Size depends on placement. A standard yard sign may be perfect near a sidewalk or driveway, while larger formats can improve visibility near a busy road or expansive property. Bigger is not always better, though. An oversized sign with too much copy can still be hard to read. The right combination is a visible size and a focused message.
Ask about production timing before your deadline gets tight. Rush options can make a major difference for a last-minute open house, campaign event, project launch, or community celebration. At VictoryStore, real human design support and fast production help customers move from an idea to a sign without getting stuck on artwork details.
Put Signs Where They Can Earn Attention
Placement determines whether a well-designed sign works hard or gets ignored. Start with the natural path your audience takes. This could be the entrance to a neighborhood, the route around a construction project, nearby intersections where permitted, or the approach to an event venue.
Keep signs clear of visual obstructions. Bushes, parked vehicles, competing signs, and poor lighting can reduce visibility. Position signs at a readable height, facing the flow of traffic, and check them after installation from the perspective of someone walking or driving by.
Always follow local rules, property owner permissions, HOA policies, and event or municipal requirements. Some communities limit sign size, placement locations, or how long temporary signs can remain in place. A sign that gets removed quickly cannot deliver much value, no matter how good it looks.
For service businesses, job-site signs deserve extra attention. Put one where it is visible without blocking access or creating a safety issue. Make sure the site reflects the quality promised by the sign. A tidy work area, professional crew, and visible branded sign reinforce each other.
Order Enough to Create a Local Presence
One sign can direct traffic. A group of signs can build recognition. The right quantity depends on your goal, service area, budget, and local placement rules.
A single-location promotion may only require signs at the business, entrance, and key directional points. A contractor who serves several neighborhoods may benefit from placing signs at completed projects, with homeowner permission. A campaign or seasonal promotion generally needs broader coverage to create repetition across a target area.
Do not spread a small quantity so thinly that no one sees your message more than once.

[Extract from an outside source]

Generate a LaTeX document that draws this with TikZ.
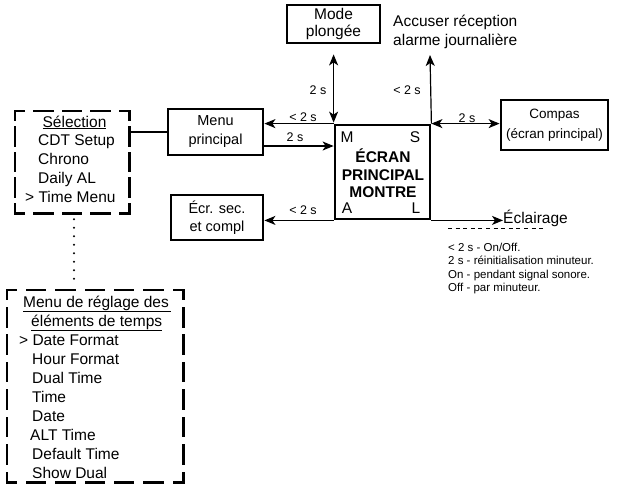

It is often smarter to concentrate signs around a neighborhood, event route, or commercial corridor than to place isolated signs miles apart. Repetition helps people recognize your name when they are ready to act.
Ordering in volume can also keep you prepared for the next project, listing, event, or promotion. Store signs flat in a dry area, keep stakes together, and inspect them before reuse. Replacing a few worn signs is easier than scrambling to rebuild an entire campaign under pressure.
Measure What Gets Results
Yard signs are simple, but they can still be measured. Use a dedicated phone number, a short web address, a QR code for suitable placements, or a specific offer such as “Mention this sign.” Train staff to ask new callers how they heard about you.
For job-site signs, compare inquiries by neighborhood or project type. For real estate signs, track open house attendance and calls. For events, watch registration patterns after directional signage goes up. The goal is not perfect attribution. It is learning which messages, locations, and quantities produce real response.
If a sign is not performing, change one major element at a time. Simplify the message, increase contrast, adjust placement, or make the call to action more direct. Small improvements can matter when your sign is seen hundreds of times each week.
The most effective business yard signs make local marketing feel immediate. Put a clear message where people can see it, make the next step easy, and give your business a visible presence long after the first impression.